Uncategorized

Hermeus HEATs Up

Hypersonic aircraft company Hermeus is taking testing into its own hands. Last week, the company announced that it had successfully tested a Pratt & Whitney F100 engine—the powerhouse behind the F15 and F16—in its new High Enthalpy Air-Breathing Test Facility (HEAT) in Jacksonville, FL. 

So what does that actually mean? The company can now test its engines in conditions mimicking supersonic and, ultimately, hypersonic conditions in-house.

“The HEAT facility is the foundation for us to be able to incrementally build higher and higher capability ground test infrastructure, to be able to reach higher and higher speeds,” Skyler Shuford, founder and president of Hermeus, told Tectonic. 

Need for speed: Hermeus plans to release one aircraft per year until it hits hypersonic, and that means it will need to do a lot of testing. Current hypersonic test infrastructure, however, is inadequate and expensive. Shuford said it can take up to three years and millions of dollars to complete a ground test using existing facilities. 

“It’s something like $15–20M to go test in a hypersonic facility on the ground. For that price, we can build an entire airplane,” he said. 

And they plan to. The F100 will power Hermeus’ Quarterhorse Mk 2, an autonomous aircraft that will reach supersonic speeds above Mach 2.5, set to be launched this year. The engine will also serve as the core of the company’s Chimera engine, which will eventually be able to reach Mach 5—i.e., hypersonic speeds.

  • Hermeus already completed ground tests of the Quarterhorse Mk 1, an uncrewed, remotely piloted aircraft powered by a GE J85 engine, at Edwards Air Force Base in December. Flight testing should take place soon.
  • The Chimera-powered Quarterhorse Mk 3—Mk 2’s successor—is slated to launch in 2026. Hermeus hopes it will be the world’s fastest aircraft, breaking the speed record set by Lockheed Martin’s SR-71 “Blackbird.” 

Shuford said the company’s testing facilities will advance alongside their aircraft. “The next phase will be adding inputs to it that allow it to be tested at stimulated higher and higher speeds,” he said. “We’re doing that incrementally alongside the need for speed with the aircraft.”
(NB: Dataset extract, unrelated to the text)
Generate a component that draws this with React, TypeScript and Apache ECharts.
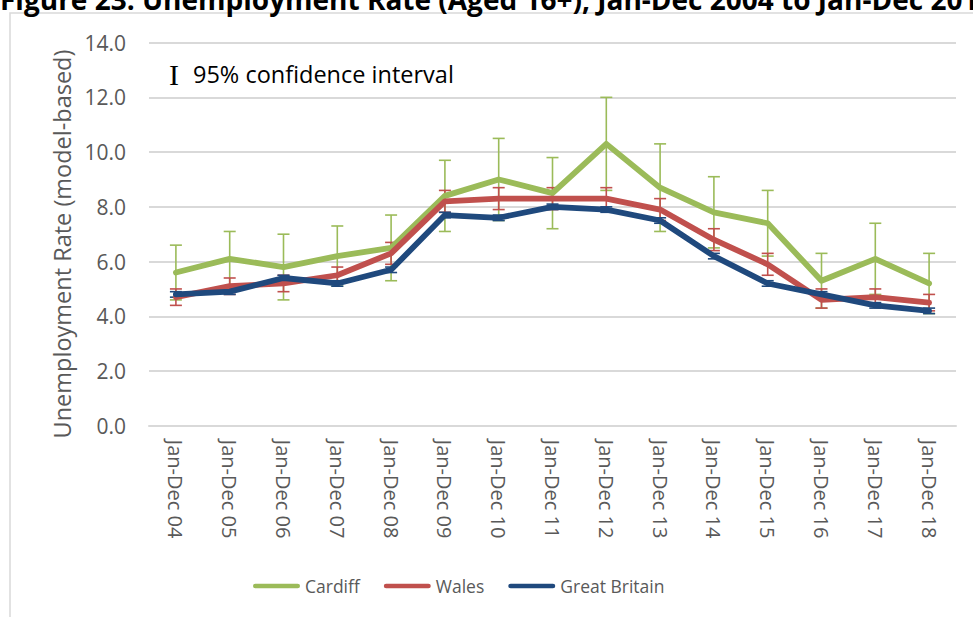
import React, { useEffect, useRef } from "react";
import * as echarts from "echarts";

// Period labels (Jan–Dec of each year)
const periods = [
  "Jan-Dec 04", "Jan-Dec 05", "Jan-Dec 06", "Jan-Dec 07", "Jan-Dec 08",
  "Jan-Dec 09", "Jan-Dec 10", "Jan-Dec 11", "Jan-Dec 12", "Jan-Dec 13",
  "Jan-Dec 14", "Jan-Dec 15", "Jan-Dec 16", "Jan-Dec 17", "Jan-Dec 18",
];

// Unemployment rate, model-based (%)
const cardiff = [5.6, 6.1, 5.8, 6.2, 6.5, 8.4, 9.0, 8.5, 10.3, 8.7, 7.8, 7.4, 5.3, 6.1, 5.2];
const wales = [4.7, 5.1, 5.2, 5.5, 6.3, 8.2, 8.3, 8.3, 8.3, 7.9, 6.8, 5.9, 4.6, 4.7, 4.5];
const greatBritain = [4.8, 4.9, 5.4, 5.2, 5.7, 7.7, 7.6, 8.0, 7.9, 7.5, 6.2, 5.2, 4.8, 4.4, 4.2];

// 95% confidence interval bounds
const cardiffLow = [4.6, 5.1, 4.6, 5.1, 5.3, 7.1, 7.5, 7.2, 8.6, 7.1, 6.5, 6.2, 4.3, 4.8, 4.1];
const cardiffHigh = [6.6, 7.1, 7.0, 7.3, 7.7, 9.7, 10.5, 9.8, 12.0, 10.3, 9.1, 8.6, 6.3, 7.4, 6.3];
const walesLow = [4.4, 4.8, 4.9, 5.2, 5.9, 7.8, 7.9, 7.9, 7.9, 7.5, 6.4, 5.5, 4.3, 4.4, 4.2];
const walesHigh = [5.0, 5.4, 5.5, 5.8, 6.7, 8.6, 8.7, 8.7, 8.7, 8.3, 7.2, 6.3, 5.0, 5.0, 4.8];
const gbLow = [4.7, 4.8, 5.3, 5.1, 5.6, 7.6, 7.5, 7.9, 7.8, 7.4, 6.1, 5.1, 4.7, 4.3, 4.1];
const gbHigh = [4.9, 5.0, 5.5, 5.3, 5.8, 7.8, 7.7, 8.1, 8.0, 7.6, 6.3, 5.3, 4.9, 4.5, 4.3];

const yTicks = { min: 0, max: 14, interval: 2 };

const GREEN = "#9BBB59";
const RED = "#C0504D";
const BLUE = "#1F497D";
const GREY_TEXT = "#595959";
const GRID_GREY = "#d9d9d9";
const FONT = "'Open Sans', sans-serif";

function errorBarSeries(name: string, low: number[], high: number[], color: string) {
  return {
    name,
    type: "custom",
    data: low.map((l, i) => [i, l, high[i]]),
    renderItem: (_params: any, api: any) => {
      const i = api.value(0);
      const lo = api.coord([i, api.value(1)]);
      const hi = api.coord([i, api.value(2)]);
      const half = 6;
      const style = { stroke: color, lineWidth: 1.6 };
      return {
        type: "group",
        children: [
          { type: "line", shape: { x1: lo[0], y1: lo[1], x2: hi[0], y2: hi[1] }, style },
          { type: "line", shape: { x1: hi[0] - half, y1: hi[1], x2: hi[0] + half, y2: hi[1] }, style },
          { type: "line", shape: { x1: lo[0] - half, y1: lo[1], x2: lo[0] + half, y2: lo[1] }, style },
        ],
      };
    },
    z: 3,
  };
}

function lineSeries(name: string, data: number[], color: string) {
  return {
    name,
    type: "line",
    data,
    symbol: "none",
    color,
    lineStyle: { color, width: 5.8, cap: "round", join: "round" },
    z: 3,
  };
}

const capsule = "path://M2.5,0 H47.5 A2.5,2.5 0 0 1 47.5,5 H2.5 A2.5,2.5 0 0 1 2.5,0 Z";

export default function App() {
  const ref = useRef<HTMLDivElement>(null);

  useEffect(() => {
    if (!ref.current) return;
    const chart = echarts.init(ref.current, undefined, { renderer: "svg" });
    chart.setOption({
      animation: false,
      backgroundColor: "#ffffff",
      grid: { left: 149, right: 17, top: 42.6, bottom: 191.2 },
      legend: {
        data: ["Cardiff", "Wales", "Great Britain"],
        left: 253,
        top: 577,
        padding: 0,
        icon: capsule,
        itemWidth: 47,
        itemHeight: 5,
        itemGap: 24,
        textStyle: { color: GREY_TEXT, fontSize: 17.5, fontFamily: FONT },
      },
      xAxis: {
        type: "category",
        data: periods,
        boundaryGap: true,
        axisLine: { show: true, lineStyle: { color: GRID_GREY, width: 2 } },
        axisTick: { show: false },
        axisLabel: {
          rotate: -90,
          margin: 14,
          color: GREY_TEXT,
          fontSize: 20,
          fontFamily: FONT,
        },
      },
      yAxis: {
        type: "value",
        min: yTicks.min,
        max: yTicks.max,
        interval: yTicks.interval,
        axisLine: { show: false },
        axisTick: { show: false },
        axisLabel: {
          margin: 23,
          color: GREY_TEXT,
          fontSize: 21,
          fontFamily: FONT,
          formatter: (v: number) => v.toFixed(1),
        },
        splitLine: { lineStyle: { color: GRID_GREY, width: 2 } },
      },
      graphic: [
        {
          type: "rect",
          shape: { x: 10, y: 13, width: 1000, height: 700 },
          style: { fill: "none", stroke: GRID_GREY, lineWidth: 1.5 },
          silent: true,
        },
        {
          type: "text",
          x: 0,
          y: -1,
          style: {
            text: "Figure 23: Unemployment Rate (Aged 16+), Jan-Dec 2004 to Jan-Dec 2018",
            fill: "#000000",
            font: `bold 28px ${FONT}`,
            verticalAlign: "middle",
          },
        },
        {
          type: "text",
          x: 62,
          y: 244,
          rotation: Math.PI / 2,
          style: {
            text: "Unemployment Rate (model-based)",
            fill: GREY_TEXT,
            font: `23.5px ${FONT}`,
            align: "center",
            verticalAlign: "middle",
          },
        },
        {
          type: "text",
          x: 169,
          y: 74,
          style: {
            text: "I",
            fill: "#000000",
            font: "30px 'Liberation Serif', serif",
            verticalAlign: "middle",
          },
        },
        {
          type: "text",
          x: 193,
          y: 74,
          style: {
            text: "95% confidence interval",
            fill: "#000000",
            font: `23.5px ${FONT}`,
            verticalAlign: "middle",
          },
        },
      ],
      series: [
        lineSeries("Cardiff", cardiff, GREEN),
        errorBarSeries("Cardiff 95% CI", cardiffLow, cardiffHigh, GREEN),
        lineSeries("Wales", wales, RED),
        errorBarSeries("Wales 95% CI", walesLow, walesHigh, RED),
        lineSeries("Great Britain", greatBritain, BLUE),
        errorBarSeries("Great Britain 95% CI", gbLow, gbHigh, BLUE),
      ],
    });
    return () => chart.dispose();
  }, []);

  return (
    <div
      ref={ref}
      style={{ position: "absolute", left: 0, top: 0, width: 973, height: 617 }}
    />
  );
}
Sharing is caring: Hermeus plans to allow other companies to use its testing facilities to relieve the industry’s testing bottleneck, but has not established a process for use yet. According to Shuford, the interest is out there. 

“If you have this capability, it could end up being a national asset,” he said, “I think it’s important for the country as a whole to be able to make progress on high-speed flight.” 

He’s not the only one. Last week, the DoD awarded Kratos a contract worth up to $1.45B to help increase its flight-testing capabilities.